Find the volume of the region in the 1st octant bounded above by the surface z=4-x^2-y and below by the plane z=3.
Answer = 4/15

Homework Equations

V = $$\int\int\int dV$$

The Attempt at a Solution

I'm having trouble determining the upper and lower z limits.
I partly don't understand what to do, is the function z=3 or z=4-x^2-y that I am integrating.

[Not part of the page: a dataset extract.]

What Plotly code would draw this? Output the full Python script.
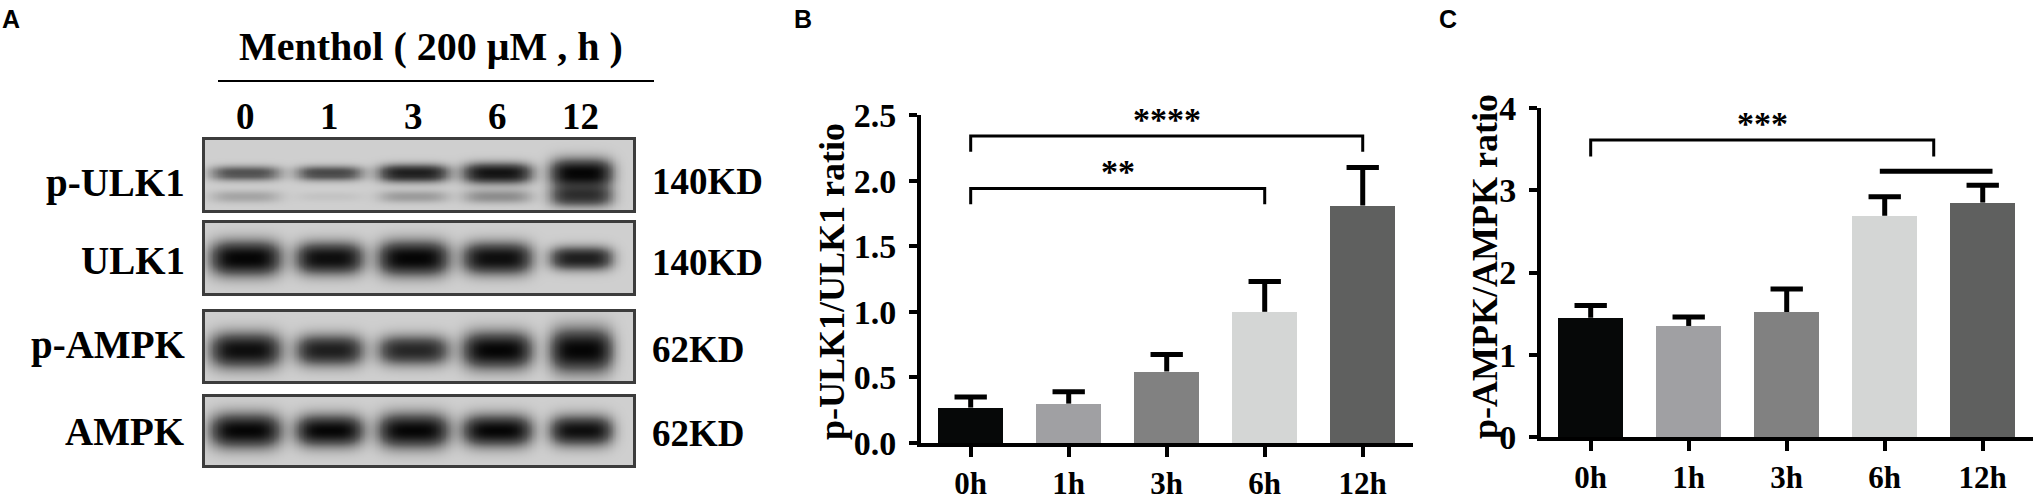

$$\int_0^2 \int_0^{4-x^{2}} \int_0^3 \left (1) \right dz.dy.dx$$
skipping the tedious integration working out.
V=16 which is not the right answer.

I just realized my diagram is wrong, as I drew it as a parabola concave down in the wrong plane.
I've written the new integral as
$$\int_0^2 \int_0^{4-x^{2}} \int_0^{3} \left (4-x^2-y) \right dz.dy.dx$$

 

[Metaleer]

IMHO, this problem is easier with a double integral:

$$V = \iint_{\mathcal{D}} (z_2(x, y) - z_1(x, y))dA$$​

where $$z_2(x, y) - z_1(x, y)$$ is the surface which is on top minus the surface which bounds the volume from below. That is, $$z_2(x, y) - z_1(x, y) = 4 - x^2 - y - 3 = 1 - x^2 - y$$. The region of integration $$\mathcal{D}$$ is what the intersection of the two surfaces projects onto the first quadrant of the XY plane. That is, we set the z's of the two surfaces equal:

$$z_2(x, y) = z_1(x, y) \Rightarrow y = 1 - x^2$$​

so the region bounded by $$x = 0$$, $$y = 0$$ and the graph of the function $$y = 1 - x^2$$.

$$\mathcal{D} \equiv \{(x, y) \in \mathbb{R}^2: x \geq 0,~ 0 \leq y \leq 1 - x^2 \}.$$​

So, we have

$$V = \iint_{\mathcal{D}} (z_2(x, y) - z_1(x, y))dydx = \int_0^1 \int_0^{1 - x^2} (1 - x^2 - y) dydx$$​

This integral is easy - I haven't done it, but I checked with my calculator and indeed, it does yield the answer you gave.

Good luck!

PS: If you notice, you can easily carry over to a triple integral, by adding an extra integral in $$z$$, with a lower limit of $$z = 3$$ and an upper limit of $$z = 4 - x^2 - y$$, and leaving rest of the double integral as it is. So,

$$V = \iiint_{\mathcal{V}} dzdydx = \int_0^1 \int_0^{1 - x^2} \int_3^{4 - x^2 - y} dzdydx$$​

and you get the same double integral when performing the first integration in $$z$$.

 

[bob29]

Thanks for the help. I was wondering where I was going wrong, it was my x and y limits which I forgot to change. I'm not used to getting this type of question i.e where z=3.